El cierre del festival es en Concepción, la segunda ciudad chilena en importancia después de Santiago. Ahora estamos todos alojados en un hotel céntrico, frente a la plaza. Echo una siesta reparadora y me despierta uno de los tantos predicadores ambulantes con su megáfono: “Pruebe el aceite santo traído de Jerusalén, que a tanta gente ha curado”. El curita, la pijita, el aceite santo. Mi amigo se queja de que su habitación da a un pozo de aire. Son las consecuencias de haber sido el Harry Callahan de la crítica, remarca enfundado en su remera de Iron Maiden. Nos reunimos con el tercer miembro del jurado de nuestra sección, una chica muy simpática. Mi amigo cree que habrá discusiones acaloradas sobre cine, pero lejos estamos de tal situación. Cervezas de por medio, nos ponemos los tres de acuerdo en considerar a 39 la mejor de nuestra sección Prensa especializada. A la noche, en el Teatro Biobío y después del concierto de los Quilapayún, se leen los fallos del festival. La vestimenta de los invitados da para todos los gustos: hay quien está de gala, quien luce vaqueros y championes y quien eligió disfrazarse de Hombre Araña, como el hijo de 10 años de la directora del festival. Mi amigo aclara que antes de leer el fallo debo esperar a que en la pantalla proyecten la placa con la terna. En la sección principal el premio se lo lleva el corto danés Tonser. Cuando llega el turno de nuestro fallo subimos al escenario, donde dos presentadores nos dan la bienvenida.
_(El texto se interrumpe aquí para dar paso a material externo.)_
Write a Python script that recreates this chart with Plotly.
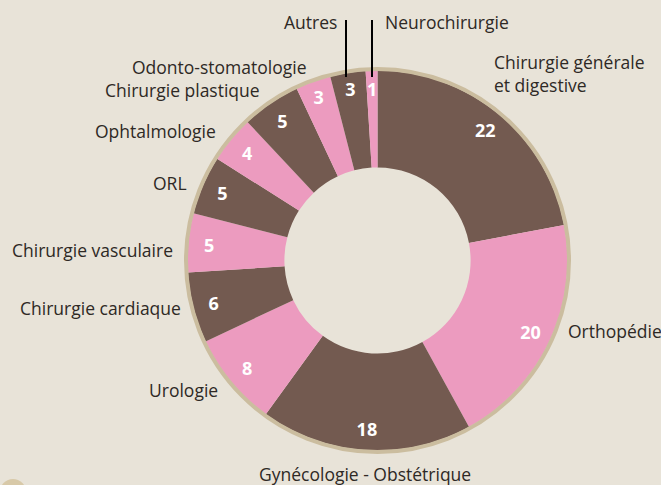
import math
import plotly.graph_objects as go

# ---- data ----
categories = ["Chirurgie générale et digestive", "Orthopédie", "Gynécologie - Obstétrique",
              "Urologie", "Chirurgie cardiaque", "Chirurgie vasculaire", "ORL",
              "Ophtalmologie", "Chirurgie plastique", "Odonto-stomatologie", "Autres",
              "Neurochirurgie"]
values = [22, 20, 18, 8, 6, 5, 5, 4, 5, 3, 3, 1]

# ---- style ----
BROWN = "#735a50"
PINK = "#ec9bbf"
BG = "#e8e3d8"
RIM = "#cbbd9f"
TXT = "#2e2925"
colors = [BROWN if i % 2 == 0 else PINK for i in range(len(values))]
NUMFONT = dict(family="Open Sans", size=18, color="white", weight="bold")

W, H = 661, 485
cx, cy, R = 377.5, 260.5, 190.0
R_TEXT = 172.0
SMALL = 2  # slices at or below this value get their number placed by hand


def px(x):
    return x / W


def py(y):
    return 1 - y / H


domain = dict(x=[px(cx - R), px(cx + R)], y=[py(cy + R), py(cy - R)])

fig = go.Figure()
fig.add_trace(go.Pie(
    values=values, labels=categories, sort=False, direction="clockwise", rotation=0,
    hole=0.49, domain=domain, marker=dict(colors=colors, line=dict(width=0)),
    textinfo="none", hoverinfo="label+value", showlegend=False))
fig.add_trace(go.Pie(
    values=values, labels=categories, sort=False, direction="clockwise", rotation=0,
    hole=0.78, domain=domain,
    marker=dict(colors=["rgba(0,0,0,0)"] * len(values), line=dict(width=0)),
    text=[str(v) if v > SMALL else "" for v in values],
    textinfo="text", textposition="inside", insidetextorientation="horizontal",
    textfont=NUMFONT, hoverinfo="skip", showlegend=False))

# numbers of very thin slices, placed at the slice's mid-angle
total = sum(values)
cum = 0
for v in values:
    if v <= SMALL:
        ang = 2 * math.pi * (cum + v / 2) / total
        tx = cx + R_TEXT * math.sin(ang)
        ty = cy - R_TEXT * math.cos(ang)
        fig.add_annotation(text=str(v), x=px(tx), y=py(ty), xref="paper", yref="paper",
                           showarrow=False, xanchor="center", yanchor="middle", font=NUMFONT)
    cum += v

# outer rim
fig.add_shape(type="circle", xref="paper", yref="paper",
              x0=px(cx - R - 1.5), x1=px(cx + R + 1.5), y0=py(cy + R + 1.5), y1=py(cy - R - 1.5),
              line=dict(color=RIM, width=4), layer="above")
# small decorative circle bottom-left
fig.add_shape(type="circle", xref="paper", yref="paper",
              x0=px(0), x1=px(26), y0=py(505), y1=py(479),
              line=dict(width=0), fillcolor="#d8c9a8", layer="below")

# leader lines
for lx in (346, 372):
    fig.add_shape(type="line", xref="paper", yref="paper",
                  x0=px(lx), x1=px(lx), y0=py(20), y1=py(77),
                  line=dict(color="black", width=2))

# outside labels: (text, x, y, xanchor)
label_pos = [
    ("Chirurgie générale<br>et digestive", 492, 73, "left"),
    ("Orthopédie", 566, 331, "left"),
    ("Gynécologie - Obstétrique", 365, 474, "center"),
    ("Urologie", 220, 390, "right"),
    ("Chirurgie cardiaque", 183, 308, "right"),
    ("Chirurgie vasculaire", 175, 250, "right"),
    ("ORL", 189, 183, "right"),
    ("Ophtalmologie", 218, 131, "right"),
    ("Chirurgie plastique", 262, 90, "right"),
    ("Odonto-stomatologie", 308, 67, "right"),
    ("Autres", 339, 22, "right"),
    ("Neurochirurgie", 383, 22, "left"),
]
for text, x, y, xa in label_pos:
    fig.add_annotation(text=text, x=px(x), y=py(y), xref="paper", yref="paper",
                       xanchor=xa, yanchor="middle", showarrow=False, align="left",
                       font=dict(family="Open Sans", size=17.5, color=TXT))

fig.update_layout(
    width=W, height=H, margin=dict(l=0, r=0, t=0, b=0),
    paper_bgcolor=BG, plot_bgcolor=BG,
    uniformtext=dict(minsize=18, mode="show"),
)

fig.write_html("out.html", config=dict(displayModeBar=False))

# remove default page margin so the figure fills the window exactly
with open("out.html", encoding="utf-8") as f:
    html = f.read()
html = html.replace("<head>", "<head><style>html,body{margin:0;padding:0;overflow:hidden;background:%s}</style>" % BG, 1)
with open("out.html", "w", encoding="utf-8") as f:
    f.write(html)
Me olvido olímpicamente de lo que pasa en la pantalla y leo el fallo. Los presentadores me interrumpen a mitad del texto para esperar la placa con la terna. Perdón, digo ante el auditorio repleto: es mi primera vez en Chile, estoy encantado y no me di cuentita. Cuando volvemos a nuestros asientos mi amigo dice: te advertí lo de la terna, huevón. Bueno, le respondo de mala gana, qué querés que haga un viejo beatnik, ¿que termine prolijamente?
La fiesta final se desata en un increíble y enorme boliche laberíntico llamado atinadamente Casa de Salud, con varios escenarios de música distinta: rock, tecno, pop, jazz. Y además, se puede fumar. El mejor boliche del país, dice mi amigo. Ideal para un viejo beatnik, le contesto. ¡Viva Chile, mierda!